Last month, Kadyrov told shop owners they should stop selling European-style dresses, telling them their businesses would be shut if they didn’t. But a compromise was eventually found: the clothes could be sold, but only if anything too revealing was covered up first.

“We shouldn’t take off the cloak, please don’t film the girl!” a shop assistant was telling RT crew when a young girl in the shop was changing the jacket worn above dress.

Twenty-three-year-old Zalina was there looking for a wedding dress for her big day. Her chosen outfit was meant to be open at the top, but she added a bolero to wear over her shoulders and back:

“No, I won’t take off the bolero, otherwise they’ll quickly deport me from Chechnya”.

Zalina is joking, but the shop owner says, they will no longer stock revealing dresses, including below-the-shoulder or low-backed designs. Most important is that they must be completely closed, in order to avoid offending the Muslim sensibilities of Chechnya.

“Our girls are progressive,” Zinaida Taisumova, the wedding shop owner, said. “They want European-style dresses, but high-necked.
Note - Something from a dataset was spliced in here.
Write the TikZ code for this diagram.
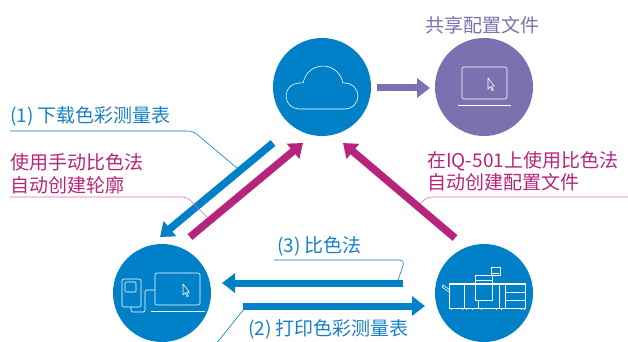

We choose the gowns and our seamstresses customize them”.

Chechen girls who dream of family wedding dresses will be in great demand whatever happens, said Zinaida. She has been in this business for nearly two decades, even through the two anti-terrorist campaigns in Chechnya.

Chechen shop owners were worried that moves to stop the sale of European style-wedding dresses would put them out of business. But once a solution was found to save the modesty of new brides, it was business as usual. Now Chechen women can have their pick of dresses, but it looks as though the only man to see their uncovered shoulders will be the husband.